The tense, fast-paced U.S. debut by Italian crime writer Carlotto is both familiar (in form, tone and plot, this hearkens back to 1930s noir by masters like Hammett, Chandler and Cain) and exotic (in its European settings—these are the mean streets not of Los Angeles or Chicago, but of Padua).
Nearing 50, Marco "The Alligator" Buratti is a retired mobster, or anyway a mobster who would dearly like to be retired, left to sip Calvados and listen to blues in the dive he co-owns, "The Dog's Bed." He's now a small-scale private investigator and fixer, also a part-time righter of wrongs against mistreated prostitutes.

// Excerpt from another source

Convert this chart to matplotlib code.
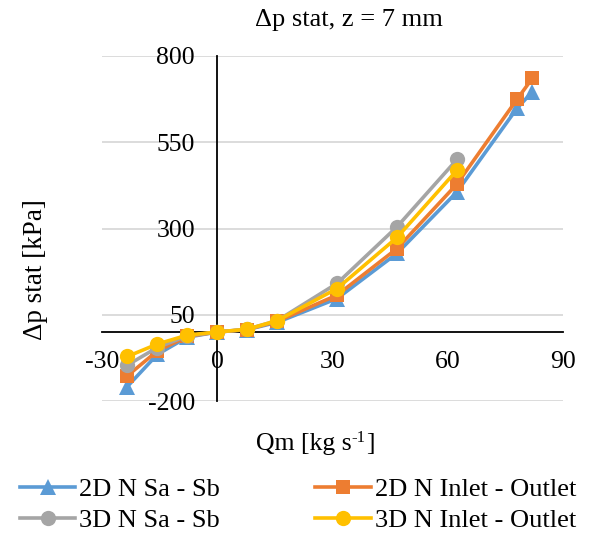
import matplotlib
matplotlib.use("Agg")
import matplotlib.pyplot as plt

# Data
qm_2d = [-23.4, -15.6, -7.8, 0, 7.8, 15.6, 31.2, 46.8, 62.4, 78, 82]
qm_3d = [-23.4, -15.6, -7.8, 0, 7.8, 15.6, 31.2, 46.8, 62.4]

dp_2d_sa_sb = [-158, -65, -15, 0, 7, 28, 97, 228, 406, 648, 696]
dp_2d_inlet_outlet = [-127, -55, -13, 0, 7, 31, 107, 242, 429, 674, 735]
dp_3d_sa_sb = [-96, -45, -11, 0, 8, 33, 141, 305, 500]
dp_3d_inlet_outlet = [-71, -35, -9, 0, 8, 33, 126, 274, 469]

y_ticks = [-200, 50, 300, 550, 800]
x_ticks = [-30, 0, 30, 60, 90]

C_BLUE = "#5B9BD5"
C_ORANGE = "#ED7D31"
C_GRAY = "#A5A5A5"
C_YELLOW = "#FFC000"

plt.rcParams["font.family"] = ["Liberation Serif", "DejaVu Serif"]
plt.rcParams["axes.unicode_minus"] = False

fig = plt.figure(figsize=(5.92, 5.36), dpi=100, facecolor="white")
ax = fig.add_axes([102 / 592, 1 - 401 / 536, (563 - 102) / 592, (401 - 56) / 536])

series = [
    (qm_2d, dp_2d_sa_sb, C_BLUE, "^", 11, "2D N Sa - Sb"),
    (qm_2d, dp_2d_inlet_outlet, C_ORANGE, "s", 10, "2D N Inlet - Outlet"),
    (qm_3d, dp_3d_sa_sb, C_GRAY, "o", 11, "3D N Sa - Sb"),
    (qm_3d, dp_3d_inlet_outlet, C_YELLOW, "o", 11, "3D N Inlet - Outlet"),
]
for i, (x, y, c, m, ms, lab) in enumerate(series):
    ax.plot(x, y, color=c, lw=2.6, marker=m, markersize=ms,
            markeredgewidth=0, label=lab, zorder=3 + i, clip_on=False)

ax.set_xlim(-30, 90)
ax.set_ylim(-200, 800)
ax.set_xticks(x_ticks)
ax.set_yticks(y_ticks)

# axes crossing at zero, Excel style
ax.spines["left"].set_position(("data", 0))
ax.spines["bottom"].set_position(("data", 0))
ax.spines["right"].set_visible(False)
ax.spines["top"].set_visible(False)
for s in ("left", "bottom"):
    ax.spines[s].set_color("black")
    ax.spines[s].set_linewidth(1.3)
    ax.spines[s].set_zorder(2)

ax.yaxis.grid(True, color="#D9D9D9", linewidth=1.3, zorder=0)
ax.set_axisbelow(True)
ax.tick_params(axis="both", length=0, labelsize=18.5, colors="black")
ax.tick_params(axis="y", pad=16)
ax.tick_params(axis="x", pad=14)

fig.text(349 / 592, 1 - 20 / 536, "\u0394p stat, z = 7 mm", fontsize=19,
         ha="center", va="center")

# x label with a hyphen superscript, built from three pieces
t1 = fig.text(256 / 592, 1 - 444 / 536, "Qm [kg s", fontsize=18.5,
              ha="left", va="center")
t2 = ax.annotate("-1", xy=(1.0, 1.13), xycoords=t1, fontsize=12,
                 ha="left", va="top", annotation_clip=False)
ax.annotate("]", xy=(1.0, 0.0), xycoords=(t2, t1), fontsize=18.5,
            ha="left", va="bottom", annotation_clip=False)

fig.text(35 / 592, 1 - 270 / 536, "\u0394p stat [kPa]", fontsize=19.5,
         rotation=90, ha="center", va="center")

handles, labels = ax.get_legend_handles_labels()
order = [0, 2, 1, 3]
fig.legend([handles[i] for i in order], [labels[i] for i in order],
           loc="center left", bbox_to_anchor=(20 / 592, 1 - 505 / 536), ncol=2,
           frameon=False, fontsize=19, handlelength=2.1, handletextpad=0.15,
           columnspacing=3.6, labelspacing=0.3, borderpad=0, borderaxespad=0)

fig.savefig("out.png", dpi=100, facecolor="white")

But when his old friend Beniamino Rossini's beloved is kidnapped and put into sexual bondage by the diabolically vengeful partner of a man Buratti, Rossini and their pal Max the Memory killed years earlier, the three have no choice but to re-enter the game. Part of the reason they've stayed alive into middle age is that they've studiously avoided drug trafficking, with its unpredictability and extreme violence, but this case takes them quickly and deeply into conflict with a savage Eastern European drug cartel that's been funneling drugs from the former Yugoslavia into Italy and beyond. All the hallmarks of noir are here: bloodbaths galore, a false-floored plot, a plainspoken and staccato style (the translation is smooth), and a hero who's simultaneously ruthless and sensitive, with a quirky but precisely calibrated moral sense that Carlotto explores and explains with panache. And the setting is beautifully—if grimly—realized.
La dolce vita it ain't—but this is top-notch Mediterranean noir.